La imagen del senador anciano, retirado en su villa. Un paseo por un camino en medio de un campo, una tertulia con tres o cuatro amigos en un cenador de un jardín, un huerto donde crecen sabrosos ajetes que pasan de la tierra al plato o uno puerros asados en una parrilla, lo que en mi tierra se llamada una calsotada.
Si algo era
ley universal en Huesca, donde no había ricos, era la vida sencilla. En 1960 la
figura del terrateniente era conocida solo por las películas. Esa provincia sin
industria, sin latifundios, sin gran comercio, era una tierra igualitaria.
Tampoco había pobreza.
Los textos
latinos de la república (romana) nos resultaban tan cercanos a nuestra vida y a
lo que nos rodeaba.
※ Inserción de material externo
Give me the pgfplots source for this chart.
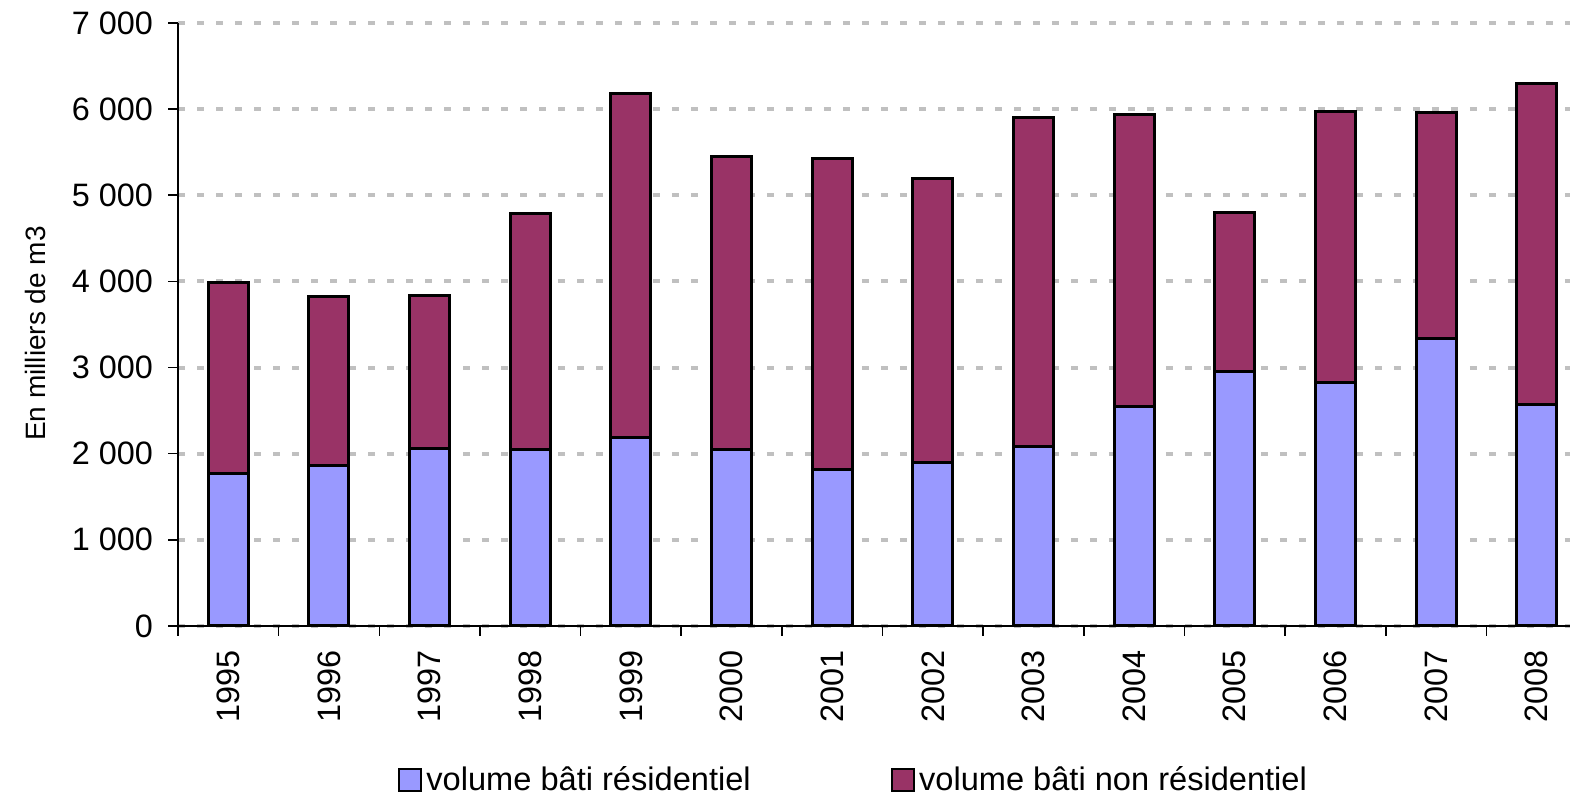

Sí, aquellos textos ya eran reflejo de un ideal de vida
rústica que dejaba de existir entre la clase que escribía esas obras. Pero esa
vida rústica seguía viva en la provincia de Huesca en 1960.
Por eso,
para mí, el final de una vida no era un ideal de mansiones o lujos, sino la
apacible vida descrita por Cicerón en su villa o de un Lépido o de un Ovidio.
Los lujos artificiosos de no pocos ultrarricos de nuestra generación me parecen
una forma peor de vivir. Sus excesos en el vestir, las joyas y costumbres
similares siempre me han producido conmiseración, ni un gramo de envidia.
Un ser
humano necesita un sillón cómodo, un salón de estar, una televisión, una
cocina, una cama amplia. El resto es solo para enseñarlo a los visitantes. Pero
qué ganas tienen de complicarse nuestros semejantes.
Como clérigo
os voy a confesar que cuando tenía treinta años me imaginaba algo parecido a
esto, pero en versión parroquial. Habiéndome dedicado a la literatura toda la
vida y disfrutando de una apacible vida mientras ayudaba en una iglesia,
dedicado a recibir visitas y apareciendo en los medios de comunicación de tanto
en tanto para dar opiniones sobre todos los asuntos. Os puedo asegurar que el
tema del exorcismo irrumpió en mi vida a mis treinta y tres años como un
meteorito que descolocaba todo lo que esperaba y deseaba. Aquello vino sin
buscarlo y se fue sin un suspiro por mi parte.
Me siento en
un periodo de indeterminación, de final de lo pasado y de esperar lo futuro que
venga. Quizá me espere una versión moderada de lo que al principio pensé que
sería el final de mis días. En cualquier caso me es tan cara la idea de
escribir mi última obra, mi testamento final, en los últimos años. Me imagino
que para todo escritor esa imagen resulta muy querida.